I’ve been happily married since March, and this is my second marriage. My first marriage was nothing formal. We got pregnant then I started calling him my husband out of insecurity. I was terrified to be alone so instead of dealing with my anxiety and emotions, I allowed myself to become some petrified victim and got stuck living with someone who never let me drive, get a job, go to college, or see anyone, hardly. We were both 18 and he was often with other partners and left me in our apartment alone a lot. He controlled everything in our lives and I allowed it. What little family I did have he had me cut out and for the sole reason that if they had been around to see his behavior toward me they would have helped me leave sooner.

Our daughter was born, and about a year later we decided to have a wedding. He got me a ring from a mall jeweler and spent a lot in order to brag, but there was no sparkling, dream-like proposal to speak of. Two weeks before the actual wedding we’d planned, when our daughter was almost one, he cheated on me for the last time. After I stood up for myself, he kicked our daughter and me out. Since I was not only undereducated, but also terrified of everything in general, I had no idea what my rights were so I fought for nothing, left everything, took my child, and never looked back. I even had a “Dodged a Bullet” party on the planned wedding day for my friends and me.

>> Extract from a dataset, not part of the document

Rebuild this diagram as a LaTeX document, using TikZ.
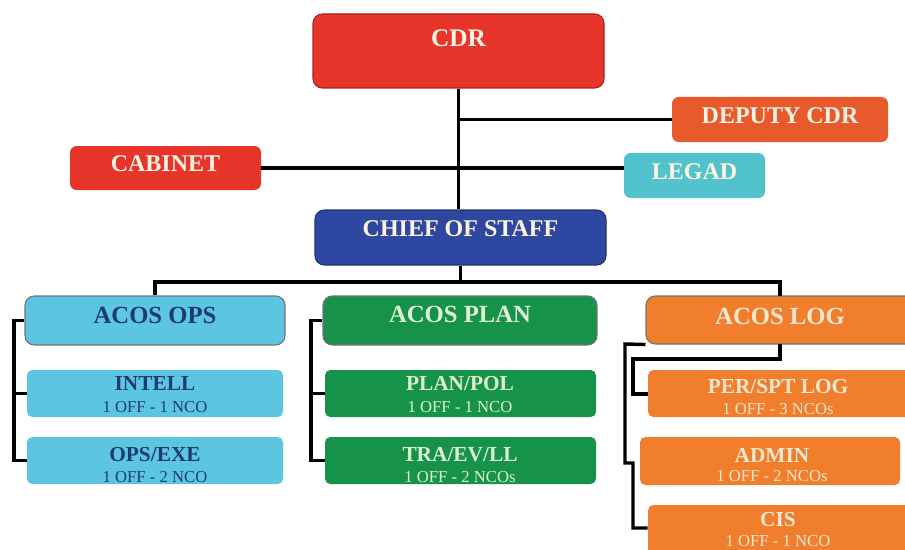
\documentclass[tikz,border=0pt]{standalone}
\usepackage{fontspec}
\setmainfont{Liberation Serif}
\usetikzlibrary{fit}
\definecolor{cdrred}{HTML}{E8352B}
\definecolor{depred}{HTML}{E85A2C}
\definecolor{legteal}{HTML}{52C3CC}
\definecolor{cosblue}{HTML}{2E48A2}
\definecolor{opsblue}{HTML}{5BC5E2}
\definecolor{navytext}{HTML}{1D3B6E}
\definecolor{plangreen}{HTML}{16924B}
\definecolor{greentext}{HTML}{DDF3D2}
\definecolor{logorange}{HTML}{F07E2C}
\definecolor{orangetext}{HTML}{FCE8D0}
\definecolor{creamtext}{HTML}{FFF3E2}
\begin{document}
\begin{tikzpicture}[x=0.75pt,y=-0.75pt,
  bigbox/.style={rounded corners=7pt,inner sep=0pt,draw=black!55,line width=0.8pt},
  topbox/.style={rounded corners=5pt,inner sep=0pt},
  subbox/.style={rounded corners=4pt,inner sep=0pt},
  toptext/.style={font=\bfseries\fontsize{18}{18}\selectfont,text=creamtext,inner sep=0pt},
  acostext/.style={font=\bfseries\fontsize{18.5}{18.5}\selectfont,inner sep=0pt},
  subtitle/.style={font=\bfseries\fontsize{16}{16}\selectfont,inner sep=0pt},
  subline/.style={font=\fontsize{12.5}{12.5}\selectfont,inner sep=0pt},
  conn/.style={line width=2.6pt,black}]
\useasboundingbox[fill=white] (0,0) rectangle (905,549);

% top level
\node[bigbox,draw=cdrred!70!black,fill=cdrred,fit={(313,14)(604,88)}] (cdr) {};
\node[toptext,font=\bfseries\fontsize{19}{19}\selectfont] (tcdr) at (458.5,38) {CDR};
\node[topbox,fill=depred,fit={(672,97)(888,142)}] (dep) {};
\node[toptext] (tdep) at (780,116) {DEPUTY CDR};
\node[topbox,fill=cdrred,fit={(70,146)(261,190)}] (cab) {};
\node[toptext] (tcab) at (165.5,164) {CABINET};
\node[topbox,fill=legteal,fit={(624,153)(765,198)}] (leg) {};
\node[toptext] (tleg) at (694.5,172) {LEGAD};
\node[bigbox,draw=cosblue!70!black,fill=cosblue,fit={(315,210)(606,265)}] (cos) {};
\node[toptext] (tcos) at (460.5,229) {CHIEF OF STAFF};

% ACOS level
\node[bigbox,fill=opsblue,fit={(25,296)(285,345)}] (aops) {};
\node[acostext,text=navytext] (taops) at (155,315) {ACOS OPS};
\node[bigbox,fill=plangreen,fit={(323,296)(597,345)}] (aplan) {};
\node[acostext,text=greentext] (taplan) at (460,314) {ACOS PLAN};
\node[bigbox,fill=logorange,fit={(646,296)(915,344)}] (alog) {};
\node[acostext,text=orangetext] (talog) at (780,316) {ACOS LOG};

% OPS sub boxes
\node[subbox,fill=opsblue,fit={(27,370)(283,417)}] (intell) {};
\node[subtitle,text=navytext] at (155,384) {INTELL};
\node[subline,text=navytext] at (155,407) {1 OFF - 1 NCO};
\node[subbox,fill=opsblue,fit={(27,437)(283,484)}] (opsexe) {};
\node[subtitle,text=navytext] at (155,455) {OPS/EXE};
\node[subline,text=navytext] at (155,477) {1 OFF - 2 NCO};

% PLAN sub boxes
\node[subbox,fill=plangreen,fit={(325,370)(596,417)}] (planpol) {};
\node[subtitle,text=greentext] at (460,384) {PLAN/POL};
\node[subline,text=greentext] at (460,407) {1 OFF - 1 NCO};
\node[subbox,fill=plangreen,fit={(325,437)(596,484)}] (tra) {};
\node[subtitle,text=greentext] at (460,455) {TRA/EV/LL};
\node[subline,text=greentext] at (460,477) {1 OFF - 2 NCOs};

% LOG sub boxes
\node[subbox,fill=logorange,fit={(648,370)(915,417)}] (per) {};
\node[subtitle,text=orangetext] at (778,387) {PER/SPT LOG};
\node[subline,text=orangetext] at (778,409) {1 OFF - 3 NCOs};
\node[subbox,fill=logorange,fit={(640,437)(900,485)}] (admin) {};
\node[subtitle,text=orangetext] at (772,455) {ADMIN};
\node[subline,text=orangetext] at (772,476) {1 OFF - 2 NCOs};
\node[subbox,fill=logorange,fit={(648,505)(915,560)}] (cis) {};
\node[subtitle,text=orangetext] at (778,520) {CIS};
\node[subline,text=orangetext] at (778,541) {1 OFF - 1 NCO};

% connectors
\coordinate (bus) at (460,282);
\draw[conn] (cdr.south) -- (cdr.south |- cos.north);
\draw[conn] (dep.west) -- (dep.west -| cdr.south);
\draw[conn] (cab.east) -- (cab.east -| leg.west);
\draw[conn] (cos.south) -- (cos.south |- bus);
\draw[conn] (aops.north) |- (bus) -| (780,296);

% OPS bracket
\coordinate (ob) at (14,0);
\draw[conn] (aops.west) -| (ob |- opsexe.west) -- (opsexe.west);
\draw[conn] (ob |- intell.west) -- (intell.west);
% PLAN bracket
\coordinate (pb) at (311,0);
\draw[conn] (aplan.west |- aops.west) -| (pb |- tra.west) -- (tra.west);
\draw[conn] (pb |- planpol.west) -- (planpol.west);
% LOG brackets
\draw[conn] (alog.south west) -- (625,344) -- (625,463) -- (633,463) -- (633,528) -- (cis.west |- 0,528);
\draw[conn] (780,344) -- (780,359) -- (633,359) -- (633,394) -- (per.west |- 0,394);
\end{tikzpicture}
\end{document}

We didn’t even talk about the divorce. I simply had to stop using his last name on documents for six months and register my new address, and then the state of Texas finalized us as not common-law married any longer. I got a wonderful form and everything.

I was freshly 19 years old, and it felt both embarrassing and shameful to be divorced at such a young age. It also made me feel less valuable—the thought of being in another relationship was out of the question for a while, or so I thought.

I began catching up with old friends my husband had pushed away. One old friend, in particular, was very hasty and began trying to get my attention. He put his foot in the door I kept shutting in his face. He wanted to be in my life and my daughter’s life. It was both difficult and strange to see this new person try repeatedly to earn my trust and love. I couldn’t understand how he saw me as a prize, but he did and I’m thankful for that. I first told him we’d never “date” because I didn’t believe in it nor did I want to get a babysitter for my child. I told him if he wanted to be with me he’d have to be around her 24/7 as well.

To my surprise he not only agreed, but also said there’d be no other way he’d have it. So “dating” involved Chuck E. Cheese’s, dollar movies, zoos, parks, aquariums, museums—anything kid related. It blew my mind that he was acted so natural with us both and it felt like this was what a family was supposed to look and feel like. The previous one was not a marriage; it was more like Stockholm syndrome.

He was nine years older than me and also divorced for the first time at a young age after being in an abusive relationship himself. Many people were judgmental of the fact that we got together so soon after I’d left my ex, but to me it was like being in a totally new life where I was finally happy.

A lot people assume young divorcees are all dumb and uneducated, but many I’ve met were victims who were predisposed for these abusive circumstances. I would say young divorcees are naïve, not stupid. A ring doesn’t mean they’re committed—and neither does a baby, for that matter.